Words and photographs by Leisa Tyler

We are in the attic of an old wooden barn in Jämtland, midway up the length of Sweden, staring quizzically at the food on our plates: two scallop shells nestled on a bed of smoldering ju-niper branches amid a litter of autumn leaves, twigs, and bits of moss and lichen. It looks like something scooped off the forest floor.

Two sharp claps sound and the chef, a wild-haired Jämtlander named Magnus Nilsson, appears in the middle of the room, whose rough-sawn timbers are hung with sheepskins, air-dried legs of ham, and bunches of wild herbs.

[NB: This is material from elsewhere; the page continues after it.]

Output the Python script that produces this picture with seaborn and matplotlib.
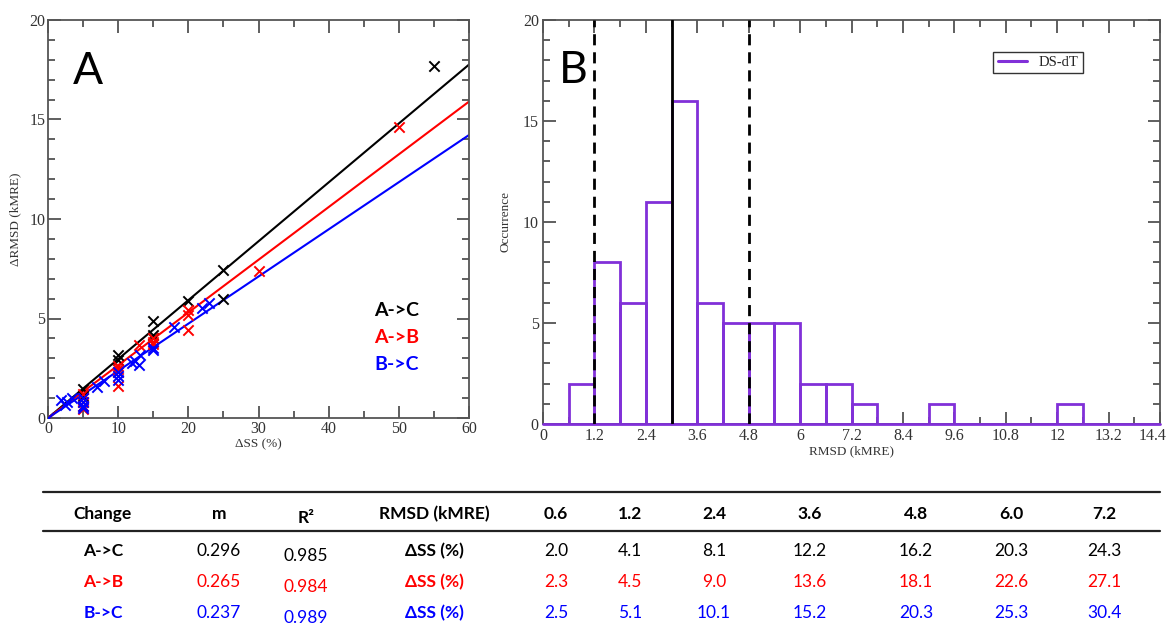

Haunting Swedish folk music swirls around us. A fireplace crackles in one corner. After a quick look at his perplexed guests—there’s only space for a dozen diners around his six birchwood tables—Nilsson instructs us to pick up the scallops with our hands and devour them straight from the shell. But this is nothing compared to the course, which sees a pair of his kitchen staff cut a moose’s thigh bone in two with a hacksaw. They then pour the oily bone marrow onto diced cow’s heart, raw and so fresh it’s still warm, and serve it with a sprinkle of sage salt and tiny pink and white forest flowers.

Welcome to Fäviken, a 12-seat restaurant that, despite its back-of-beyond setting, is at the vanguard of Sweden’s culinary revolution —and one of the hottest kitchens in Europe. Credit for this goes to the 29-year-old Nilsson, who arrived here five years ago to organize the owner’s private wine cellar. Set on an 8,400-hectare forested estate at the foot of Mount Åreskutan, Fäviken back then catered to skiers with its moose fondue—a hearty dish, but hardly groundbreaking. Nilsson, who had trained as a chef (including a stint at Pascal Barbot’s Astrance in Paris) before giving up cooking to write about wine, decided to return to the kitchen.

What intrigued him most was the potential of ingredients gathered or grown on the estate or by local farmers: lime-green lichen, pine bark, sorrel leaves, duck, reindeer. In summers he dried, brined, pickled, and even buried ingredients for the long winters, when the sun barely makes it over the horizon for a few hours each day. Nilsson’s cuisine was raw and primordial, with a devotion to purity that verged on the fanatic. It rocked the Nordic culinary world right down to its fur-lined boots.